What you should do » Retype exactly the lines from the first one through the line with "return (pix - ML) / plot_w", including both ends; skip any pictures.

Dataset content »

────────────────

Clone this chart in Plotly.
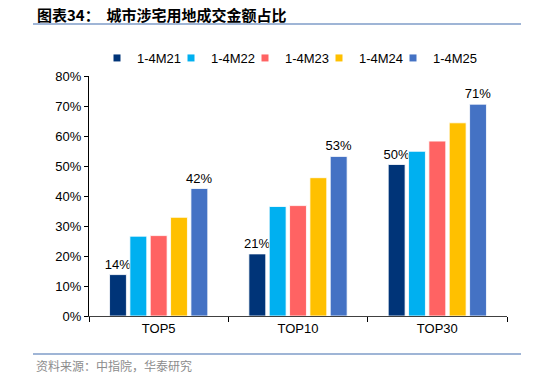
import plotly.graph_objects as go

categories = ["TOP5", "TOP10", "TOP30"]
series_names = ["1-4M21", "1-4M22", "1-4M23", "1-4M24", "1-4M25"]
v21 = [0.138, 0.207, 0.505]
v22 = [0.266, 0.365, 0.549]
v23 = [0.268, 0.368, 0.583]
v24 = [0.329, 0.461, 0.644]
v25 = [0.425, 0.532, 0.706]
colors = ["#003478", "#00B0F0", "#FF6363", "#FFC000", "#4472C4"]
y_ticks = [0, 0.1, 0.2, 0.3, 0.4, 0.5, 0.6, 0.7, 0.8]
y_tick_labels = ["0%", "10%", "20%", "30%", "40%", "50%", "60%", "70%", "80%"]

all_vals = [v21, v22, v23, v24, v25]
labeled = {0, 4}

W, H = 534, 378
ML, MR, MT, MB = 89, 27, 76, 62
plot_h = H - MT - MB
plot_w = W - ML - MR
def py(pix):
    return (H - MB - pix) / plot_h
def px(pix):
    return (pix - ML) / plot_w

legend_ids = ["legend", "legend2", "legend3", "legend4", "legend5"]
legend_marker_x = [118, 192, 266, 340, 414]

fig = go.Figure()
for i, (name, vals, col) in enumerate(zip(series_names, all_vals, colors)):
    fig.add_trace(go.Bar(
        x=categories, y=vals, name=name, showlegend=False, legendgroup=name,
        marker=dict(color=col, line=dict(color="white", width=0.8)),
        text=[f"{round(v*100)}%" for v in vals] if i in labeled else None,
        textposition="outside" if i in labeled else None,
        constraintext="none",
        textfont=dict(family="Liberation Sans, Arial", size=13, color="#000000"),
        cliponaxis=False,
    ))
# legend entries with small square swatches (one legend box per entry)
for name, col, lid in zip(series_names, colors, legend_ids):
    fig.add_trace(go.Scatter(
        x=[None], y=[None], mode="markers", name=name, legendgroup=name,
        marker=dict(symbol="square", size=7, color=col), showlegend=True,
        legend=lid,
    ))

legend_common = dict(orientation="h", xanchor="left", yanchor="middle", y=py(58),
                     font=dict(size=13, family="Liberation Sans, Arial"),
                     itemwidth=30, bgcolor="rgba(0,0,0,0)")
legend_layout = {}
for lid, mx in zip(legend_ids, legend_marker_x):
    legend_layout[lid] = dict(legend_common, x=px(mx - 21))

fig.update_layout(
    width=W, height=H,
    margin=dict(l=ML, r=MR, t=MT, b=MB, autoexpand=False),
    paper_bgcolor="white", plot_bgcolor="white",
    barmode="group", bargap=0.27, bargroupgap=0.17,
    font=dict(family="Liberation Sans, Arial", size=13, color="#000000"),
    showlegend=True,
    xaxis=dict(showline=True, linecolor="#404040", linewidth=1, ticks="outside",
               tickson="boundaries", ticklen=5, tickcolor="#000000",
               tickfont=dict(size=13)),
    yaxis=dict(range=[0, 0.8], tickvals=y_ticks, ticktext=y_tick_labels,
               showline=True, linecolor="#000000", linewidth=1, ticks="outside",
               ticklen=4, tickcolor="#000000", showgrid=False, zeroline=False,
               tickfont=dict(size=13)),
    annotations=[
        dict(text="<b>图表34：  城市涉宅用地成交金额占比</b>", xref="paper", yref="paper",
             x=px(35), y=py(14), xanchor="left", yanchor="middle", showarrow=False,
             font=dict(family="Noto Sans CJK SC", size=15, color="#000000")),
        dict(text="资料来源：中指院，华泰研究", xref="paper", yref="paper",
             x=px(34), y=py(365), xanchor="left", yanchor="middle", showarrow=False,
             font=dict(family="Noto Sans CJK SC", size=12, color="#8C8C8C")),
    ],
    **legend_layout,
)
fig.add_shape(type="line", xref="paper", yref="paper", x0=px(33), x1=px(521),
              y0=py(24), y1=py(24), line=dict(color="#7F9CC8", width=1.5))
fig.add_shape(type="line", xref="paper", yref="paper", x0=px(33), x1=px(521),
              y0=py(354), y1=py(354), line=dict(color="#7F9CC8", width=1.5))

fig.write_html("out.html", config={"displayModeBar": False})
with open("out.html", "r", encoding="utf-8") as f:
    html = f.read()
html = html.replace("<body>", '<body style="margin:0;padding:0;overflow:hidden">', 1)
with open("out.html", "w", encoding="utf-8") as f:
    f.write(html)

────────────────

Exercise solution »
Clone this chart in Plotly.
import plotly.graph_objects as go

categories = ["TOP5", "TOP10", "TOP30"]
series_names = ["1-4M21", "1-4M22", "1-4M23", "1-4M24", "1-4M25"]
v21 = [0.138, 0.207, 0.505]
v22 = [0.266, 0.365, 0.549]
v23 = [0.268, 0.368, 0.583]
v24 = [0.329, 0.461, 0.644]
v25 = [0.425, 0.532, 0.706]
colors = ["#003478", "#00B0F0", "#FF6363", "#FFC000", "#4472C4"]
y_ticks = [0, 0.1, 0.2, 0.3, 0.4, 0.5, 0.6, 0.7, 0.8]
y_tick_labels = ["0%", "10%", "20%", "30%", "40%", "50%", "60%", "70%", "80%"]

all_vals = [v21, v22, v23, v24, v25]
labeled = {0, 4}

W, H = 534, 378
ML, MR, MT, MB = 89, 27, 76, 62
plot_h = H - MT - MB
plot_w = W - ML - MR
def py(pix):
    return (H - MB - pix) / plot_h
def px(pix):
    return (pix - ML) / plot_w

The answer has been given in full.